PROBLEM DETAILS: Reproduce every line of the listing as written, apart from the pictures.

==== COLLECTED DATA

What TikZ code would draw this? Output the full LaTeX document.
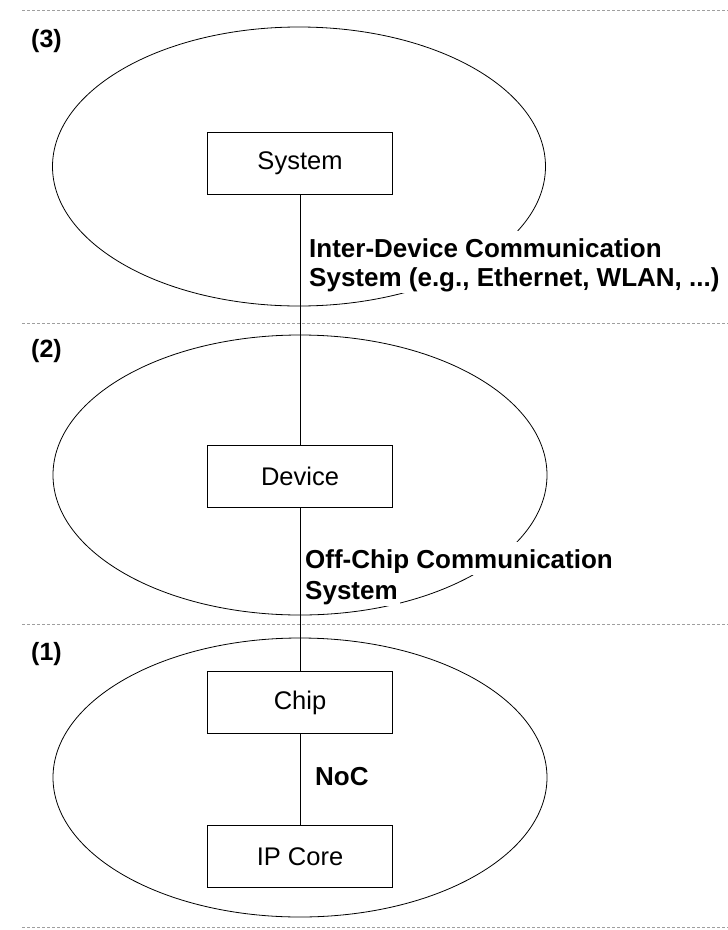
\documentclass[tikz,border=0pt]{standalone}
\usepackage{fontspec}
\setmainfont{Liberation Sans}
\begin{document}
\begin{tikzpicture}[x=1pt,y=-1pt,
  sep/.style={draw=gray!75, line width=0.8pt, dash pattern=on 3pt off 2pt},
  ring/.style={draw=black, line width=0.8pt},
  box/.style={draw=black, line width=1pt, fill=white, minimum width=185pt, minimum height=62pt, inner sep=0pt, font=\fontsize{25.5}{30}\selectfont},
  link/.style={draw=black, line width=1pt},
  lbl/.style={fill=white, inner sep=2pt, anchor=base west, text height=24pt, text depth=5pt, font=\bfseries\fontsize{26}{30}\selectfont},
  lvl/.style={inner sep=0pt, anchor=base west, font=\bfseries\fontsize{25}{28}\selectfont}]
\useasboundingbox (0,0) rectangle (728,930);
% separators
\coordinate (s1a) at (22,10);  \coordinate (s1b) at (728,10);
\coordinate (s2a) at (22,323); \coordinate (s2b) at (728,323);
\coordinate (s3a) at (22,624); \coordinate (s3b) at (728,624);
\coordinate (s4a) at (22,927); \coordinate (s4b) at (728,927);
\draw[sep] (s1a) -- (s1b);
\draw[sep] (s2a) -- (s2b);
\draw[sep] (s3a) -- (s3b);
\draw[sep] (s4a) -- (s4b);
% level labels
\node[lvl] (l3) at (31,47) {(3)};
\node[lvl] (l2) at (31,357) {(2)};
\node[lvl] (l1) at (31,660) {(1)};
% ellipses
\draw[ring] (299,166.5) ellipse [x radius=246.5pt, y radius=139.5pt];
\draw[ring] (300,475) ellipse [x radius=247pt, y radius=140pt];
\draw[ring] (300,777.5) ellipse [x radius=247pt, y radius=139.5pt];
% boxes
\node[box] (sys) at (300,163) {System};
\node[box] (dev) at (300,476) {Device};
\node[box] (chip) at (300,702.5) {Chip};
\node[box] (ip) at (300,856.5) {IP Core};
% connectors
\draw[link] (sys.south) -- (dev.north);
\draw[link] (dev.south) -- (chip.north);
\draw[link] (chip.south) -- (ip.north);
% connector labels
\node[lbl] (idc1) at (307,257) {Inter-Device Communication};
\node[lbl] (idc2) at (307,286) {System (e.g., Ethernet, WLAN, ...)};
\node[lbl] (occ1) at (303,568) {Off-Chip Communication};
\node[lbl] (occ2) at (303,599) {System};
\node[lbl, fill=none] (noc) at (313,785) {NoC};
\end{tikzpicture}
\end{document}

========

THE COMPLETED TASK:
What TikZ code would draw this? Output the full LaTeX document.
\documentclass[tikz,border=0pt]{standalone}
\usepackage{fontspec}
\setmainfont{Liberation Sans}
\begin{document}
\begin{tikzpicture}[x=1pt,y=-1pt,
  sep/.style={draw=gray!75, line width=0.8pt, dash pattern=on 3pt off 2pt},
  ring/.style={draw=black, line width=0.8pt},
  box/.style={draw=black, line width=1pt, fill=white, minimum width=185pt, minimum height=62pt, inner sep=0pt, font=\fontsize{25.5}{30}\selectfont},
  link/.style={draw=black, line width=1pt},
  lbl/.style={fill=white, inner sep=2pt, anchor=base west, text height=24pt, text depth=5pt, font=\bfseries\fontsize{26}{30}\selectfont},
  lvl/.style={inner sep=0pt, anchor=base west, font=\bfseries\fontsize{25}{28}\selectfont}]
\useasboundingbox (0,0) rectangle (728,930);
% separators
\coordinate (s1a) at (22,10);  \coordinate (s1b) at (728,10);
\coordinate (s2a) at (22,323); \coordinate (s2b) at (728,323);
\coordinate (s3a) at (22,624); \coordinate (s3b) at (728,624);
\coordinate (s4a) at (22,927); \coordinate (s4b) at (728,927);
\draw[sep] (s1a) -- (s1b);
\draw[sep] (s2a) -- (s2b);
\draw[sep] (s3a) -- (s3b);
\draw[sep] (s4a) -- (s4b);
% level labels
\node[lvl] (l3) at (31,47) {(3)};
\node[lvl] (l2) at (31,357) {(2)};
\node[lvl] (l1) at (31,660) {(1)};
% ellipses
\draw[ring] (299,166.5) ellipse [x radius=246.5pt, y radius=139.5pt];
\draw[ring] (300,475) ellipse [x radius=247pt, y radius=140pt];
\draw[ring] (300,777.5) ellipse [x radius=247pt, y radius=139.5pt];
% boxes
\node[box] (sys) at (300,163) {System};
\node[box] (dev) at (300,476) {Device};
\node[box] (chip) at (300,702.5) {Chip};
\node[box] (ip) at (300,856.5) {IP Core};
% connectors
\draw[link] (sys.south) -- (dev.north);
\draw[link] (dev.south) -- (chip.north);
\draw[link] (chip.south) -- (ip.north);
% connector labels
\node[lbl] (idc1) at (307,257) {Inter-Device Communication};
\node[lbl] (idc2) at (307,286) {System (e.g., Ethernet, WLAN, ...)};
\node[lbl] (occ1) at (303,568) {Off-Chip Communication};
\node[lbl] (occ2) at (303,599) {System};
\node[lbl, fill=none] (noc) at (313,785) {NoC};
\end{tikzpicture}
\end{document}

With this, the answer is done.